September 7, 2025
Published in the Hamilton Spectator, September 10, 2025
The Ford government’s lack of transparency around the potential costs of the proposed 413 Highway through the GTA greenbelt is drawing growing criticism. The 413 would run from Highway 400, just south of King City, to the convergence of Highways 401, 407 and 403 north of Oakville.
Whatever the costs of the 413 might ultimately turn out to be, it is important to recall that the project only represents the tip of what is now a more than half-trillion dollar fiscal iceberg of nuclear (estimated in the hundreds of billions, highway ($30 billion plus $50-100 billion for burying the 401 highway) and transit ($61 billion) projects now being pursued by the province.
There is no question that the province needs to make investments in energy and transportation infrastructures. But whether the specific projects the province is focused on make economic, technological, environmental and planning sense, and whether the resulting projects are being well managed, is another set of questions altogether.
None of the projects in the province’s growing portfolio of infrastructure megaprojects has been subject to any meaningful form of public assessment or review. That situation has been reinforced by the Ford government’s ‘streamlining’ of the province’s environmental assessment process to the point of meaninglessness. Many of the key projects, like the 413 Highway, 404-400 Highway Bradford By-Pass and the Pickering B nuclear plant refurbishment, have been previously assessed as unnecessary and uneconomic.
On transit, there has never been a serious explanation of how the long-planned Pape to Queen station downtown relief subway line in Toronto, morphed into the $20+ billion Ontario Line megaproject running from the now discarded Science Centre to the long-closed and partially demolished Ontario Place. Instead, the provincial transit agency has been granted authority to effectively approve its own projects, under direction from the province.

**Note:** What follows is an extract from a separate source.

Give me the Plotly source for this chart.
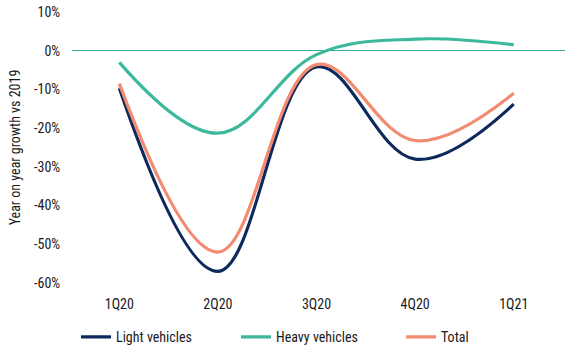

With respect to energy, serious questions have to be asked about the province’s program of nuclear construction and refurbishment projects. These now carry an estimated potential price tag in the range of $400 billion (Wesleyville new nuclear $200+ billion; Bruce C new nuclear ~$100 billion; Darlington SMRs ~$25 billion; Darlington, Bruce and Pickering B refurbishments $50+ billion – based on recent actual costs and external estimates) Do these projects represent the least costly, safest and most efficient way of decarbonizing the province’s energy systems, while meeting future energy needs? Ontario residents have no way of knowing, as the province’s energy plans are no longer subject to any form of external review, assessment or approval.
The question of how these megaprojects are being managed also has to be considered. The delays and cost overruns on provincial transit projects, like the Eglinton and Mississauga LRT projects, and the risks of similar outcomes with the much larger Ontario line project, have drawn attention to the near-complete lack of meaningful oversight and transparency around Metrolinx’s activities. The province’s handling of the refurbishment of Ontario Place, and construction of a private spa on part of the site, is raising similar questions about a lack of adequate oversight, review and assessment.
Finally, there is the question of how this portfolio of projects is to actually be paid for. This has been an area of ambiguity, if not mystery. The long-term implications of whatever financing arrangements are being made for the province’s overall fiscal position need to be fully understood and evaluated carefully. We are no longer in an age when governments can effectively borrow at near-zero interest rates.
Consideration also has to be given to the government’s emphasis on committing fiscal capacity to very-long-term, but unevaluated, infrastructure megaprojects in a period of high economic and political uncertainty. The choices being made are particularly important when the province is widely seen to be chronically underspending in areas with long-term implications for the province’s long-term well-being of their own, like education (at all levels) and health care.
Provincial investments in infrastructures are essential. At the same time, the public needs to be sure that these investments, particularly in areas like energy or transportation, make sense in economic, environmental, and social terms. Are we certain that they represent the least full-cost ways of meeting future transportation and energy needs, leaving greater resources available to respond to other pressing societal needs? Will these projects reduce greenhouse gas emissions and other environmental impacts, or make them worse?
The province’s current, non-transparent approach to decision-making and management of infrastructure megaprojects makes answering these kinds of questions virtually impossible. It also begs questions about whether the province is laying the groundwork for a series of white elephants, whose costs and impacts may haunt Ontario residents for decades, if not centuries, to come.